Following the flight cancellations, French judicial officials said that U.S. intelligence officials told their French counterparts that members of the al-Qaida terrorist network may try to board the planes over Christmas.

But careful scrutiny of passenger manifests and the brief questioning of seven passengers failed to turn up evidence that a suicide hijacking was in the works.

French authorities went ahead and authorized a flight several days ago “that American authorities didn’t particularly want,” Deputy Transport Minister Dominique Bussereau said Friday.

“We thought that all security measures had been taken, that the verifications of passengers had been such that this flight had every reason to fly,” he said on Europe-1 radio. He did not identify the flight.

Meanwhile, two Air France flights, on Tuesday and Wednesday, were joined by F-16 fighter jets as they approached Los Angeles for landing, according to the Washington Post and the Los Angeles Times.

Bussereau said French jet fighters also sometimes escort passenger aircraft. However, the interior minister said that such a scenario might occur “someday.” Spokesmen at the ministries did not return calls seeking clarification.

France has shown that, like the United States, it takes terror by air as a serious potential threat.

Sarkozy said France added 176 extra police at Paris airports in 2003, and said it will test a biometric screening system early this year. After review, officials also revoked about 15 percent of security badges at the capital’s airports, he said, without elaborating.

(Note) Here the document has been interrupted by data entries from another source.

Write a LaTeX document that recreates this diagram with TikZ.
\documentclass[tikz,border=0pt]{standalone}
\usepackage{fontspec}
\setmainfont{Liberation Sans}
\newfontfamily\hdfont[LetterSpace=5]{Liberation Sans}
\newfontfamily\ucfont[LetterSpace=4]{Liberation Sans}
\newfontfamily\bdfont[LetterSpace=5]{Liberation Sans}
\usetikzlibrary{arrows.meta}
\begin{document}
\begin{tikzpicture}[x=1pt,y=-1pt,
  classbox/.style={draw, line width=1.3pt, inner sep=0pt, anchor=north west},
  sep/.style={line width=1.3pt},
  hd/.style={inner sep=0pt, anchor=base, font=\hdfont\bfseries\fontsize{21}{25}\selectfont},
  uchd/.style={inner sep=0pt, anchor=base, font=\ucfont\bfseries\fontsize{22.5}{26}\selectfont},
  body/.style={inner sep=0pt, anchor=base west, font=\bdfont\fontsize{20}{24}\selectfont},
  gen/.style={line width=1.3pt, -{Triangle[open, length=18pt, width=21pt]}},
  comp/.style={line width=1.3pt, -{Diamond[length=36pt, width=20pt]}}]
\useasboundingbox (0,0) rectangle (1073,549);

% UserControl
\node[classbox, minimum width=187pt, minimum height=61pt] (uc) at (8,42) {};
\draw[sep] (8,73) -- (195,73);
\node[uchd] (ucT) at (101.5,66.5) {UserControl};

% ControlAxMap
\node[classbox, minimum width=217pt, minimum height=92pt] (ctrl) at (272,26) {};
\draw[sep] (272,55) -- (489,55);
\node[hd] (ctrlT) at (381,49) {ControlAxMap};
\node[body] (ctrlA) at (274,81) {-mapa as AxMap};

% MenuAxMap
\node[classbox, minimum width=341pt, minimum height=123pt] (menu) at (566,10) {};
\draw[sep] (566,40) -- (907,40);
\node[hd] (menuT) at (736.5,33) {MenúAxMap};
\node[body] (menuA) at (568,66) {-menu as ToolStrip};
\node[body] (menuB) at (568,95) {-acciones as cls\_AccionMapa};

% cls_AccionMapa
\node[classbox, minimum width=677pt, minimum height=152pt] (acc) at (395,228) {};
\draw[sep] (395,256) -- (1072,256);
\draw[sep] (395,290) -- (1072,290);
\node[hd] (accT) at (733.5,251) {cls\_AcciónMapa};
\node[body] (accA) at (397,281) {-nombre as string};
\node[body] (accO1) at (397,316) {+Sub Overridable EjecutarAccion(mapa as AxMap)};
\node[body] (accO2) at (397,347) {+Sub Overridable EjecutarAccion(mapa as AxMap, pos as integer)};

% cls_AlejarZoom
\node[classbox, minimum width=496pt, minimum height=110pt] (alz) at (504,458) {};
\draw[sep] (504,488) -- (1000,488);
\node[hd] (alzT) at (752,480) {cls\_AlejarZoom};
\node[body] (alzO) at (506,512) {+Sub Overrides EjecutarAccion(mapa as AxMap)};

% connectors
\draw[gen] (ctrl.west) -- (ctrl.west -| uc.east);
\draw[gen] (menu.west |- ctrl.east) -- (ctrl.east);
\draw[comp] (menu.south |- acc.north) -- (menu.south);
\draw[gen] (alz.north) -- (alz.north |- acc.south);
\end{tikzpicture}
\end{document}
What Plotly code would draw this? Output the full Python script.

France has largely proved a cooperative partner with the United States, which fears that a commercial aircraft could again be used as a missile in a terrorist attack, as was the case Sept. 11, 2001.

Special agents trained in rapid intervention have been flying undercover on some French flights to the United States even before Washington asked this week that foreign airlines put armed air marshals on certain flights.

On New Year’s Day, an Air France plane en route from New York to Paris made an unscheduled stop in Newfoundland to remove the bag of a passenger who decided last-minute not to take the flight. Authorities found no suspicious cargo on board.